The court order said: “In this context, we refer to the Article II of the Constitution which stipulates the religion of the State is Islam, and the Islamic Sharia shall be a main source of legislation’. The court ruling was a result of a case in which a Kuwaiti sued a local bank for charging him interest on a loan he took out. He argued interest is not Islamic. The court ruled the interest referred to in the contract concluded by a local bank and one of its customers which was also the subject of the relevant case are usurious in nature and this type of interest is forbidden by Islamic Sharia.

 

The court verdict is expected to be appealed in the Court of Appeals and afterwards, the Court of Cessation.

 

March 23, 2010

 

 

Analysis and Forecast: Increasing Risk

 

This is the first time a court has ruled against the legitimacy of conventional banks.

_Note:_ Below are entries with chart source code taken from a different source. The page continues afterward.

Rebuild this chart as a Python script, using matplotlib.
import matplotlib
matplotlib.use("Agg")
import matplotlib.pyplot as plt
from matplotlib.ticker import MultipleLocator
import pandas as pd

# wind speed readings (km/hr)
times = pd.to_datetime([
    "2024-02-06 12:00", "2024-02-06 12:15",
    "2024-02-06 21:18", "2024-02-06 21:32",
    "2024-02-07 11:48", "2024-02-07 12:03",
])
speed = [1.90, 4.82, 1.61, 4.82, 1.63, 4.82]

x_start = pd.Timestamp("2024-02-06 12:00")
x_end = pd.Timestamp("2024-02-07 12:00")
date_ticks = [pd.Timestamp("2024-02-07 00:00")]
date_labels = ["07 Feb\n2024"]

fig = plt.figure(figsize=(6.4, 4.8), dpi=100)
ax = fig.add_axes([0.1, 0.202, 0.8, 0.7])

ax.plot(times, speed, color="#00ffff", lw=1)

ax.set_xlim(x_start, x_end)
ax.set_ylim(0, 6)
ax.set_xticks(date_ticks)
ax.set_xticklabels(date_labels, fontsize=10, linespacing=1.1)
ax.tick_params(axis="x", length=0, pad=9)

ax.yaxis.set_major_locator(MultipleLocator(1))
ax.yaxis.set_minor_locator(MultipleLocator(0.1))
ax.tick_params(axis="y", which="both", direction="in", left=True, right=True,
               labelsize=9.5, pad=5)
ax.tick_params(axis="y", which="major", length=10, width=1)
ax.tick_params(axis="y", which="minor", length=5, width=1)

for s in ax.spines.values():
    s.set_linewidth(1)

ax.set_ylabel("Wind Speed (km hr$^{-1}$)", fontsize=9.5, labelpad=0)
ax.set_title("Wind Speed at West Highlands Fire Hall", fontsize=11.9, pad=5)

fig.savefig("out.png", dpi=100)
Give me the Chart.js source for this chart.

Conventional banks exist side by side in Kuwait, as well as in most other GCC states and are therefore regulated by local commercial laws and regulations. The court’s decision is far-reaching in that it effectively questions the legitimacy of those laws regulating the operation of conventional banks, including foreign banks in Kuwait.

 

Islamist politicians warmly welcomed the verdict. If upheld, the decision will carry long-term and far-reaching repercussions for the whole of the Kuwaiti banking system. Existing commercial conventional banks that have existing contracts whereby they have lent billions of dollars on terms that fall outside the definition of Islamic banking may end up finding their contracts invalidated. The verdict, although not final, has long-term implications both for Kuwait as well as other GCC and Arab states whose constitutions state that the state religion is Islam. Islamic banking is a relatively new phenomena, but now that it is well represented in most Arab countries, it presents itself as a viable alternative to conventional banking.

 

The verdict increases the risk to existing banks and also to the whole economic system in Kuwait, largely underwritten by conventional, non-Islamic banking.